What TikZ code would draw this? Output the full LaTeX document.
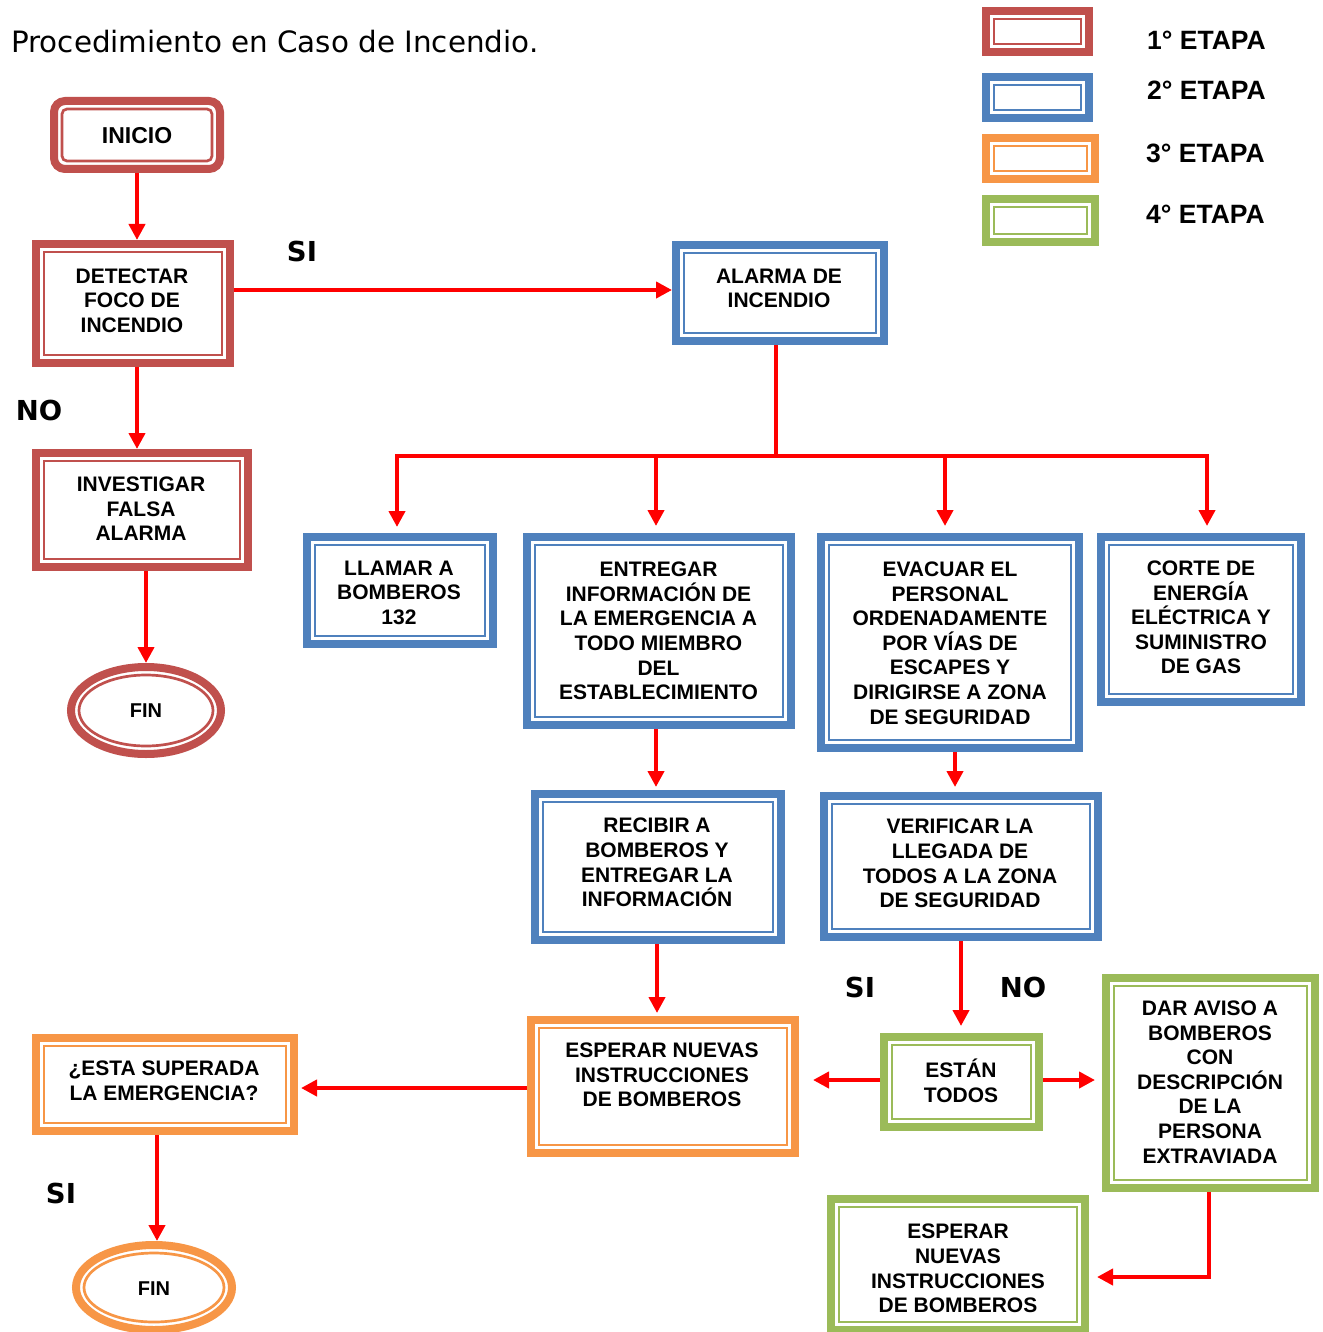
..............................
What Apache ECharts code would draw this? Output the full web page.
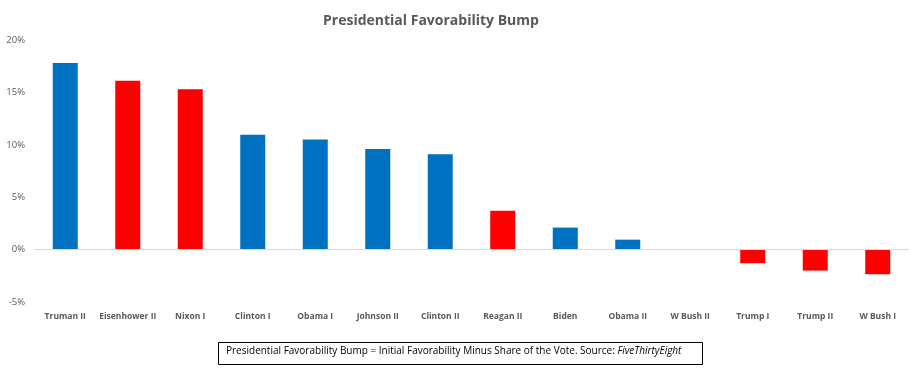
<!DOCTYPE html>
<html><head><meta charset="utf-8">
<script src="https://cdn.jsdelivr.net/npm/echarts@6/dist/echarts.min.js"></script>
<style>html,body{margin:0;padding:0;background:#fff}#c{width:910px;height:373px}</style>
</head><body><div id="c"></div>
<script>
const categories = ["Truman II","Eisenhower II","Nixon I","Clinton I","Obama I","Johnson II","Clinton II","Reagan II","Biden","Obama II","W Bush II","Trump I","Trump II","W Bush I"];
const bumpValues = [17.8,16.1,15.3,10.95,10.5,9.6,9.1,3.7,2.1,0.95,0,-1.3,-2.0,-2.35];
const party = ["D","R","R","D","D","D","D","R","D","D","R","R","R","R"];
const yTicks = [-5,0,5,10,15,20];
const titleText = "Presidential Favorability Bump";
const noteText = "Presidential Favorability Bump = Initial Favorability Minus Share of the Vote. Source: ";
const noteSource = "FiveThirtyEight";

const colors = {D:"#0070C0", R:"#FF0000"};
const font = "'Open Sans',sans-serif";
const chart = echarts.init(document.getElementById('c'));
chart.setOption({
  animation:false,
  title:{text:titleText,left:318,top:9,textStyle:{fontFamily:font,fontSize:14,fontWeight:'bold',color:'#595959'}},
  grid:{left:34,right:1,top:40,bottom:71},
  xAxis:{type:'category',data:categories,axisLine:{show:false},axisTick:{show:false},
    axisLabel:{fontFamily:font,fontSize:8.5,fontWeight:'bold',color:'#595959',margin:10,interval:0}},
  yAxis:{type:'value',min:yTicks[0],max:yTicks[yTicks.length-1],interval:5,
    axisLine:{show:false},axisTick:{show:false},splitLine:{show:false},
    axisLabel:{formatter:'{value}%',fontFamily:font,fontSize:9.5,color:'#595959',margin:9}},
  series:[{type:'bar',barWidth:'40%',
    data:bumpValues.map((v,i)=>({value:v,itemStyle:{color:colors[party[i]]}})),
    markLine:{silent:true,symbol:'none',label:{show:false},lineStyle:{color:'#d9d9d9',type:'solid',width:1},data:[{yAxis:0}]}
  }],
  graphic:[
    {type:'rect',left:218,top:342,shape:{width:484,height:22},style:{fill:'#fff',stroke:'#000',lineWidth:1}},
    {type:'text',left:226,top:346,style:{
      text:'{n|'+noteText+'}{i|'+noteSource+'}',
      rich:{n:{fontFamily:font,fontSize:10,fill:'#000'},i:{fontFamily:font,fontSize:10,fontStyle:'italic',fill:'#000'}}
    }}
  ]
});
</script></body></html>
..............................
▶ **SHORT EXERCISE**
Copy, from the material above, each line in which the string "would" occurs.

▶ **SOLUTION FOR THIS TASK**
What TikZ code would draw this? Output the full LaTeX document.
What Apache ECharts code would draw this? Output the full web page.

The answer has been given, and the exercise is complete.